Ji-hoon shoves the door shut with his elbow and a moment later Jane is slowly descending through darkness and a smell of metal and dust and cold. The smell changes to something like wet wood that’s been lying in a pond for a long time. Sweet and sour. Jane recognizes the wine cellars, even though she’s never been in a wine cellar before. When the dumbwaiter stops, she fumbles for the door handle and propels the door open. Mr. Vanders is standing ten feet away aiming a pistol at her.

“Don’t shoot me!” Jane squeaks again, but he’s already returned the gun to the holster at his hip.
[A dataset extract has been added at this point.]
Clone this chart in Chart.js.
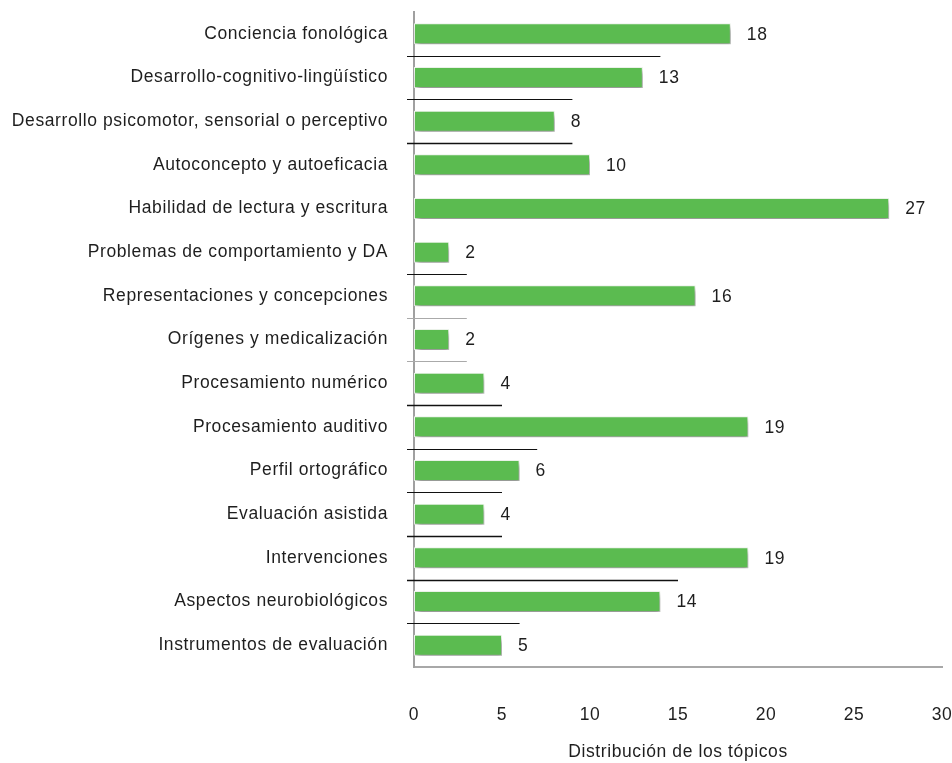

He comes up to Jane and glares at her.

“Why are you here?” he demands.

“Ravi is bringing the FBI agents to the bay through the ramble,” says Jane. “Someone needs to warn Ivy right away.”

“Hm,” says Mr. Vanders, pursing his lips, thinking this over.

“Call her!” Jane says, frustrated with him for wasting time. “On her walkie-talkie!”

“She doesn’t have it,” he says, jutting his chin at a nearby table, where the walkie-talkie sits. “She’d left by the time it arrived.”

“Call her phone!”

“Phones don’t work at the other end of the island,” he says. “Mrs. V is in a meeting and I’m with a patient. Phoebe’s watching Ji-hoon—not that we could ask any more of the Brits at this point—and Ivy, Patrick, and Cook are already at the bay. I’ll have to cancel my session and go myself.”

“No,” Jane says. “Let me go.”

“Absolutely not,” says Mr. Vanders. “You are a novice and a civilian.”

“I’m not a child,” Jane says, pushing herself out of the dumbwaiter one leg at a time. “I can carry a message. I have common sense. I’m my aunt’s niece,” she says.

Mr. Vanders’s eyebrows rise the tiniest smidge.

“Please,” Jane says, standing tall to face him. “It’s my fault the FBI is here, and there’s no time for this. Please, please, let me go.”

Mr. Vanders lets out a sigh that’s almost a growl. “Come on,” he says, grabbing Jane and pulling her down an aisle of wines so abruptly that she almost falls. He eyes her outfit. “Those look like sensible boots. Can you run in them?”

“Yes.”

He rounds a corner and launches down another aisle, towing Jane with him, shoving a flashlight at her. He’s very strong for a man who seems old. “The door at the bay looks like a rock, but it’s got a leather handle on the left that opens toward you,” he says, turni

ng another corner. “Turn off the flashlight before you open the door, and open it slowly. Step out slowly and call Ivy’s name quietly until you get her attention. She’ll still be on lookout while Patrick deals with the kids and the cargo. The water can be noisy but she’ll be close. Are you getting all this?”

“Yes.”

He reaches for his holster. “Have you ever shot a gun?”

“No!” Jane says. “I don’t want it! I wouldn’t even know who to shoot!”

“Calm down,” says Mr. Vanders. “No one’s going to shoot anybody.”

“It’s not reasonable to assume that when everyone has a gun! I’m not taking it.”